Por erro de tradução, comer múmias foi “remédio” por 500 anos na Europa
O fato de não existirem muitas múmias hoje em dia tem motivo: além dos saques de ladrões em tumbas, a população da Europa passou pelo menos 500 anos com o costume de comer corpos embalsamados.
A bizarrice tem explicação. A partir do século 11, múmias se transformaram em remédios para doenças cotidianas, como febre, dor de cabeça, de estômago e até câncer. Mas, segundo o historiador Karl Dannenfelt, tudo começou por causa de uma série de erros de tradução.
Em artigo na , Dannenfelt relata que tudo começou por causa de uma substância com qualidades curativas encontrada na encosta de uma montanha árabe chamada “mum”. Em persa, a palavra significa “cera”.
A substância, que ficava no asfalto de uma rocha negra, serviu por séculos para curar doenças, o que lhe rendeu a reputação nas comunidades árabes de preciosa e eficaz.

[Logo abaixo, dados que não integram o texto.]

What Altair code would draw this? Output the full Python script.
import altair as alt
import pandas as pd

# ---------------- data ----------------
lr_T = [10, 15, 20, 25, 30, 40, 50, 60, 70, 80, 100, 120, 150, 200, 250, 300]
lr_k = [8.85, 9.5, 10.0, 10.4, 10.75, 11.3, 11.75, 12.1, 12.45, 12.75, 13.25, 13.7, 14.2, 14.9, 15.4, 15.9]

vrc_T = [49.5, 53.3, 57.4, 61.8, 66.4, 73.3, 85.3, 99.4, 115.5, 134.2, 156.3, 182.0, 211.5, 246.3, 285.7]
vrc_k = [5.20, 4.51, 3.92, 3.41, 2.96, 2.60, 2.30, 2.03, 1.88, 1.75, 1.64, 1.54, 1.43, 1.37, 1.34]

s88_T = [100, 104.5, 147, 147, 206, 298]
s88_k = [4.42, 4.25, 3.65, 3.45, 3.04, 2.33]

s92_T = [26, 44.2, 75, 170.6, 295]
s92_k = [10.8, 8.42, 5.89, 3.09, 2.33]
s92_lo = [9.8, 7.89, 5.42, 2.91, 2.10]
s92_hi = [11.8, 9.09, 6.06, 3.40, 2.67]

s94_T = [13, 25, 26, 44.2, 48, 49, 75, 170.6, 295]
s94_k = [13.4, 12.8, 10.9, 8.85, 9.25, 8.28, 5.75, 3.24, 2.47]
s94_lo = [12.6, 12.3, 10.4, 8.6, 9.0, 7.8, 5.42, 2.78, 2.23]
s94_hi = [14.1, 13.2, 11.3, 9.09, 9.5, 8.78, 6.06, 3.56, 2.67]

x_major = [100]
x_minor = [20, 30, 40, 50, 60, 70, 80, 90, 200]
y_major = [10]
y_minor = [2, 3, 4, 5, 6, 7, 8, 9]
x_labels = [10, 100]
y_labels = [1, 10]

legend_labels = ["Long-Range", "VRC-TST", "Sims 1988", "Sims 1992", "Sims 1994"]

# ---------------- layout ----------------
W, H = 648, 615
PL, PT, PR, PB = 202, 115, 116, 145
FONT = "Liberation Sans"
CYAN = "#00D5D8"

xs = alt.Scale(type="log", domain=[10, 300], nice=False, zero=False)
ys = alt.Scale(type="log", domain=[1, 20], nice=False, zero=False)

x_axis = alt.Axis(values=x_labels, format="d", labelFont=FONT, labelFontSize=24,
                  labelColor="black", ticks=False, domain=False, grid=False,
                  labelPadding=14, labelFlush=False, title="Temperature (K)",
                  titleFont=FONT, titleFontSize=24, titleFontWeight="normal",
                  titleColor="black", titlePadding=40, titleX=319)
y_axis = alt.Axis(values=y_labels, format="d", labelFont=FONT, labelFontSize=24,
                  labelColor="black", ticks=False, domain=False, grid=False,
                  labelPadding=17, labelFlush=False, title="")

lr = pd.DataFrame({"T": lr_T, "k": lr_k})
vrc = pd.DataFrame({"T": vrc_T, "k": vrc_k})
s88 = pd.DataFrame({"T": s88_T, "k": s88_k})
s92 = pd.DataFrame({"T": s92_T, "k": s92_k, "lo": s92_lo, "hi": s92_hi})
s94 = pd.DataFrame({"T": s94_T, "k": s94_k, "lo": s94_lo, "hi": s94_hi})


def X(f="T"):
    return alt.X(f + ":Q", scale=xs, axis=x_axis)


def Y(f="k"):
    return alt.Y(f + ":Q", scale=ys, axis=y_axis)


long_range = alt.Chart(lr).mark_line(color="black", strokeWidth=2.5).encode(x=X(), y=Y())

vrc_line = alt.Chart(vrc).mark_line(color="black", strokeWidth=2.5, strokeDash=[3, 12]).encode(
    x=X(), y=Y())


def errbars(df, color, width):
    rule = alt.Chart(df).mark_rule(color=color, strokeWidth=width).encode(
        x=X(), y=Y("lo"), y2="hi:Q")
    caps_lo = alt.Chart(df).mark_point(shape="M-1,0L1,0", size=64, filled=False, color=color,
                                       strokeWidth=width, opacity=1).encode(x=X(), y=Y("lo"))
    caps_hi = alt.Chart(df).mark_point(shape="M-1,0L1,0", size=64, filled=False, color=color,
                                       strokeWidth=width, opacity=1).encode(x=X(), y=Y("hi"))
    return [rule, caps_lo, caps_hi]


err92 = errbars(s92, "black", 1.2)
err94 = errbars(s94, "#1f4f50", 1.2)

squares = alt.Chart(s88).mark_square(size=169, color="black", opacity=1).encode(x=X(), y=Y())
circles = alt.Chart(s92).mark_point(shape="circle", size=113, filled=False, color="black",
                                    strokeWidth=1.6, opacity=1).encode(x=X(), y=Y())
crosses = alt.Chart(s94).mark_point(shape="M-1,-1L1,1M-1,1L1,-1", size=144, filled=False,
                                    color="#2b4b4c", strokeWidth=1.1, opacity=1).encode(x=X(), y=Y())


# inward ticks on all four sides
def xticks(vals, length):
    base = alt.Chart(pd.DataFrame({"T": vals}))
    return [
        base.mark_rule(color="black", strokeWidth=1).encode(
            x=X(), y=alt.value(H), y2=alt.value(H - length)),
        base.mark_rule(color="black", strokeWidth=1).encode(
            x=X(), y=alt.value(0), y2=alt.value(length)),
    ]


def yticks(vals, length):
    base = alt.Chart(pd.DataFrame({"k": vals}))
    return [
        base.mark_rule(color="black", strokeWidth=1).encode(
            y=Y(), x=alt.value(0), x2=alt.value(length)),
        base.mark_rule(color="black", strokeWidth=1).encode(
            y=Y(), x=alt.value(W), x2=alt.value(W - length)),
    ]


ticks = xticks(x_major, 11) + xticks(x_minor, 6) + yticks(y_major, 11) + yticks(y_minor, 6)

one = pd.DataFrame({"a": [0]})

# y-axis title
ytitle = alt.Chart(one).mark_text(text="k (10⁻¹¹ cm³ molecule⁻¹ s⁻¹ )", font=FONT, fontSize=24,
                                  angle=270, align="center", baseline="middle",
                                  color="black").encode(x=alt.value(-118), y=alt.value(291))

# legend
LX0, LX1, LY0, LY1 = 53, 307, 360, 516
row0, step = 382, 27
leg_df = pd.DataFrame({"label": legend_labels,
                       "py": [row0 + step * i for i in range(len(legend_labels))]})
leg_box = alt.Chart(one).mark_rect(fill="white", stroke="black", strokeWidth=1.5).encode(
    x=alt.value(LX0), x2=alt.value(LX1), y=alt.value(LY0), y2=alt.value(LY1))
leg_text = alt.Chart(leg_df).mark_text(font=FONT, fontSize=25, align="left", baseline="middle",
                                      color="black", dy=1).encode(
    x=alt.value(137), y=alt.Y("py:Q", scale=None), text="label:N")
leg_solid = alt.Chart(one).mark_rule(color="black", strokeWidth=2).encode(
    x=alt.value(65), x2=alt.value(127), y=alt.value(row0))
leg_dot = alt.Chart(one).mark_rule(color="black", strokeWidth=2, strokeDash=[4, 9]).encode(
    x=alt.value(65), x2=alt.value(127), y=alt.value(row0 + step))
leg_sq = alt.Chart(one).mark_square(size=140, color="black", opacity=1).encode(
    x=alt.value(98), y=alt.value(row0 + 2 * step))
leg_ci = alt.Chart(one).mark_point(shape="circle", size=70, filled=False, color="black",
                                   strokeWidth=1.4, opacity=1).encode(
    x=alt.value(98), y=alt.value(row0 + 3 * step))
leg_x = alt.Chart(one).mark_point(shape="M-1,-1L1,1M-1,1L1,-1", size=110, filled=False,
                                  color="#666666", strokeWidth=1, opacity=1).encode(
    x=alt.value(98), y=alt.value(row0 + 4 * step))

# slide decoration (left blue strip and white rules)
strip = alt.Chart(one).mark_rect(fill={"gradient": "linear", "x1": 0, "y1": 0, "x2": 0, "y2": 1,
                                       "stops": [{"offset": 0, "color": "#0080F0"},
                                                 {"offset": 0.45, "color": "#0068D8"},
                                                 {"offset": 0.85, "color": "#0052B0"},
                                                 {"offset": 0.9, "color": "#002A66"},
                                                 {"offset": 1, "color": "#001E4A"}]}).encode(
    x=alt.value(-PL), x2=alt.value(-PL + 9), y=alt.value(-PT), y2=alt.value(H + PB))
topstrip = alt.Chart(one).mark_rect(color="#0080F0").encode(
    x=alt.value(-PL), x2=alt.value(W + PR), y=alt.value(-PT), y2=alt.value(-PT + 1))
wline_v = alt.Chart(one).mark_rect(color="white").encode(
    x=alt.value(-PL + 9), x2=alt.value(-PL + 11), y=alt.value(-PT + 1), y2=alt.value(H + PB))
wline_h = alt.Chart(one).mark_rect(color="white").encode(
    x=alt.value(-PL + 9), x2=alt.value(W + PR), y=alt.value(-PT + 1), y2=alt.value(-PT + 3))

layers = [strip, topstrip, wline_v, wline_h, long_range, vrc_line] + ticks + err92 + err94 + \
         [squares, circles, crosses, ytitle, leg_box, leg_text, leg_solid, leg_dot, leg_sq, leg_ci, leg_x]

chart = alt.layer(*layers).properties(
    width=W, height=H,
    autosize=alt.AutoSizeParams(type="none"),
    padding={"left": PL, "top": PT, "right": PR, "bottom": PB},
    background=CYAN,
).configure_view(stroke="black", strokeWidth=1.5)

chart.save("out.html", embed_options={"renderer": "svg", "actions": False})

É aí que começa o problema: nos séculos 11 e 12, europeus que começaram a traduzir textos do mundo islâmico se depararam com “mum”. Eles, então, entenderam que o remédio vinha de uma substância liberada pelas múmias egípcias.

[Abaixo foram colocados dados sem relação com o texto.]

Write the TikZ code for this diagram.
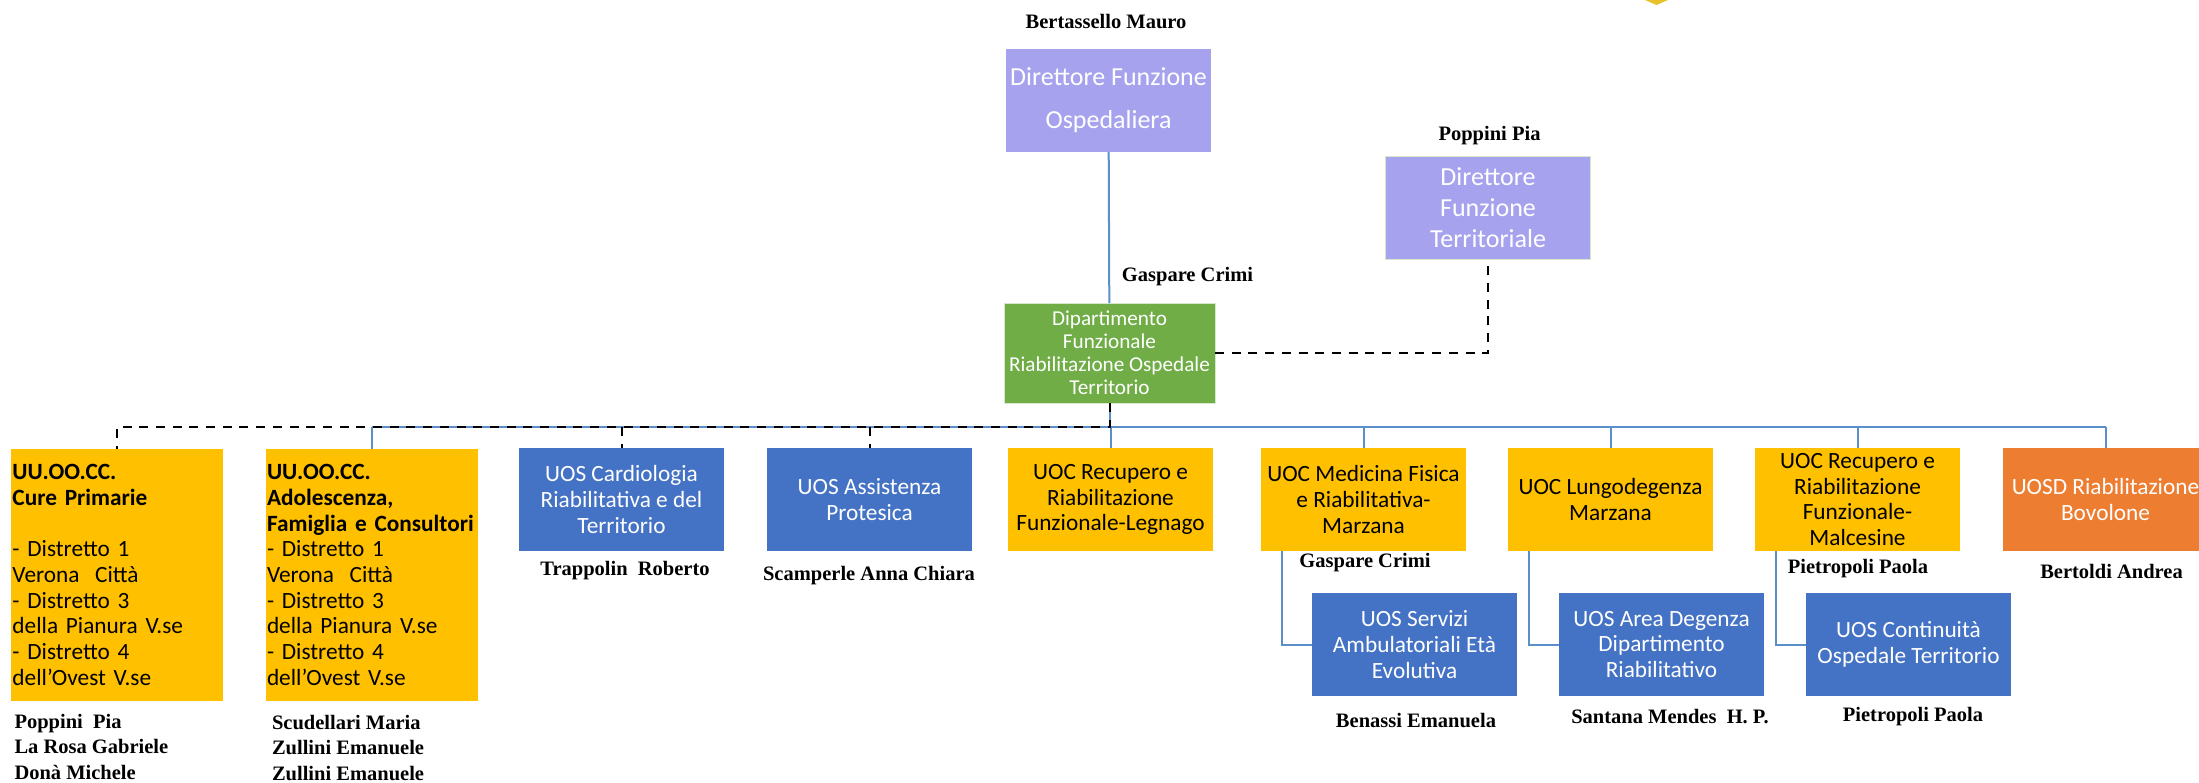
\documentclass[tikz,border=0pt]{standalone}
\usepackage{fontspec}
\setmainfont{Carlito}
\newfontfamily\namefont{Liberation Serif}
\definecolor{lilac}{HTML}{A6A2EE}
\definecolor{uosblue}{HTML}{4472C4}
\definecolor{uocyellow}{HTML}{FFC000}
\definecolor{dipgreen}{HTML}{70AD47}
\definecolor{uosdorange}{HTML}{ED7D31}
\definecolor{linkblue}{HTML}{5B8FC9}
\definecolor{paleedge}{HTML}{D5E8CB}
\definecolor{logogold}{HTML}{E8C22A}
\begin{document}
\begin{tikzpicture}[x=1pt,y=-1pt,
    every node/.style={inner sep=0pt,outer sep=0pt,align=center},
    boxnode/.style={minimum width=205pt,minimum height=103pt,font=\fontsize{23.3}{25.7}\selectfont},
    uoc/.style={boxnode,fill=uocyellow,text=black},
    uos/.style={boxnode,fill=uosblue,text=white},
    district/.style={uoc,minimum width=212pt,minimum height=252pt,text width=209pt,align=left},
    who/.style={font=\namefont\bfseries\fontsize{20.5}{25.7}\selectfont,text=black},
    link/.style={draw=linkblue,line width=2pt},
    dashlink/.style={draw=black,line width=2pt,dash pattern=on 9pt off 7.7pt}]

\useasboundingbox (0,0) rectangle (2199,782);
\clip (0,0) rectangle (2199,782);

        % logo tip at the top edge
        \fill[logogold] (1645,0) -- (1668,0) -- (1656.5,5) -- cycle;

        % directors
        \node[boxnode,fill=lilac,text=white,font=\fontsize{26}{43}\selectfont] (dirosp) at (1108.5,100.5) {Direttore Funzione\\Ospedaliera};
        \node[boxnode,fill=lilac,text=white,draw=paleedge,line width=1pt,font=\fontsize{26}{31}\selectfont] (dirter) at (1488,208) {Direttore\\Funzione\\Territoriale};
        \node[boxnode,fill=dipgreen,text=white,draw=paleedge,line width=1pt,minimum width=211pt,minimum height=100pt,font=\fontsize{21.2}{23}\selectfont] (dipfun) at (1109.5,353) {Dipartimento\\Funzionale\\Riabilitazione Ospedale\\Territorio};

        % first row
        \node[district] (cureprim) at (117,575) {\textbf{UU.OO.CC.}\\\textbf{Cure Primarie}\\[25.7pt]- Distretto 1\\Verona~ Città\\- Distretto 3\\della Pianura V.se\\- Distretto 4\\dell’Ovest V.se};
        \node[district] (adolesc) at (371.5,575) {\textbf{UU.OO.CC.}\\\textbf{Adolescenza,}\\\textbf{Famiglia e Consultori}\\- Distretto 1\\Verona~ Città\\- Distretto 3\\della Pianura V.se\\- Distretto 4\\dell’Ovest V.se};
        \node[uos] (cardio) at (621.5,499.5) {UOS Cardiologia\\Riabilitativa e del\\Territorio};
        \node[uos] (protesi) at (869.5,499.5) {UOS Assistenza\\Protesica};
        \node[uoc] (legnago) at (1110.5,499.5) {UOC Recupero e\\Riabilitazione\\Funzionale-Legnago};
        \node[uoc] (medfis) at (1363.5,499.5) {UOC Medicina Fisica\\e Riabilitativa-\\Marzana};
        \node[uoc] (lungo) at (1610.5,499.5) {UOC Lungodegenza\\Marzana};
        \node[uoc] (malces) at (1857.5,499.5) {UOC Recupero e\\Riabilitazione\\Funzionale-\\Malcesine};
        \node[boxnode,fill=uosdorange,text=white] (bovol) at (2105.5,499.5) {UOSD Riabilitazione\\Bovolone};

        % second row
        \node[uos] (servamb) at (1414.5,644.5) {UOS Servizi\\Ambulatoriali Età\\Evolutiva};
        \node[uos] (areadeg) at (1661.5,644.5) {UOS Area Degenza\\Dipartimento\\Riabilitativo};
        \node[uos] (contin) at (1908.5,644.5) {UOS Continuità\\Ospedale Territorio};

        % names
        \node[who] (nbert) at (1106,22) {Bertassello Mauro};
        \node[who] (npopp) at (1489.5,136) {Poppini Pia};
        \node[who] (ngasp) at (1187.5,277) {Gaspare Crimi};
        \node[who,align=left,anchor=north west] (ncure) at (14.5,714) {Poppini~ Pia\\La Rosa Gabriele\\Donà Michele};
        \node[who,align=left,anchor=north west] (nadol) at (272,715) {Scudellari Maria\\Zullini Emanuele\\Zullini Emanuele};
        \node[who] (ncard) at (625,571) {Trappolin~ Roberto};
        \node[who] (nprot) at (869,576) {Scamperle Anna Chiara};
        \node[who] (ngasb) at (1365,563) {Gaspare Crimi};
        \node[who] (npiet) at (1858,569) {Pietropoli Paola};
        \node[who] (nbold) at (2111.5,571) {Bertoldi Andrea};
        \node[who] (nbena) at (1416,721) {Benassi Emanuela};
        \node[who] (nsant) at (1670,717) {Santana Mendes~ H. P.};
        \node[who] (npieb) at (1913,717) {Pietropoli Paola};

        % connectors
        \coordinate (busleft) at (adolesc.north |- 0,427);
        \coordinate (busright) at (bovol.north |- 0,427);
        \coordinate (busmid) at (dipfun.south |- 0,427);
        \draw[link] (dirosp) -- (dipfun);
        \draw[link] (dipfun.south) -- (busmid);
        \draw[link] (busleft) -- (busright);
        \foreach \n in {adolesc,legnago,medfis,lungo,malces,bovol}
            \draw[link] (\n.north) -- (\n.north |- busleft);
        \draw[link] ([xshift=-81.5pt]medfis.south) |- (servamb.west);
        \draw[link] ([xshift=-81.5pt]lungo.south) |- (areadeg.west);
        \draw[link] ([xshift=-81.5pt]malces.south) |- (contin.west);
        \draw[dashlink] (dipfun.east) -| (dirter.south);
        \draw[dashlink] (dipfun.south) -- (busmid) -| (cureprim.north);
        \foreach \n in {cardio,protesi}
            \draw[dashlink] (\n.north |- busmid) -- (\n.north);
\end{tikzpicture}
\end{document}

Parte da confusão vem do fato de que algumas múmias antigas eram embalsamadas com asfalto. Por isso, a conclusão “lógica” foi que os árabes se curavam com corpos mumificados – e não com a substância extraída das rochas da montanha persa.
Como era o tratamento
As múmias, então, começaram a ser usadas para curar todos os tipos de dores e até ataques cardíacos. Com a demanda, não demorou até que comerciantes começassem a recrutar saqueadores para invadir tumbas egípcias e roubar os corpos para vendê-los como medicamento.
Mas isso também fez com que começasse um comércio de múmias falsas. Ou seja, ladrões passaram a mumificavam cadáveres que tinham acabado de morrer em uma tentativa de lucrar ainda mais.
Segundo Dannenfelt, criminosos roubavam corpos de pessoas enforcadas à noite e embalsamavam com sal e outras substâncias. Depois, “secavam” em um forno e moíam em pó para que, mais tarde, usá-los como remédios caseiros.
Mesmo com múmias falsas, o pensamento da época era que o corpo humano continha propriedades que poderia curar outros seres humanos – uma crença falaciosa hoje conhecida como “canibalismo médico”.
Foi até o século 19
É daí que vem a ideia de que “sangue de gladiadores cura a epilepsia” e do uso de gordura humana em remédios caseiros, uma prática bastante comum na Europa Ocidental medieval. Com as múmias, os médicos acreditavam que ali estava uma nova fonte de cura a partir do corpo humano.
Com o passar do tempo, a exportação de antiguidades do Egito foi proibida e a ciência avançou. Mesmo assim, europeus continuavam a procurar múmias para satisfazer a curiosidade e usar componentes em remédios.
Na Inglaterra da era vitoriana, por exemplo, um dos “passatempos” mais populares da aristocracia era “desembrulhar” múmias. Por isso, o costume de usar – e comer – múmias como medicamentos só parou em definitivo no final do século 19, diz Dannenfelt.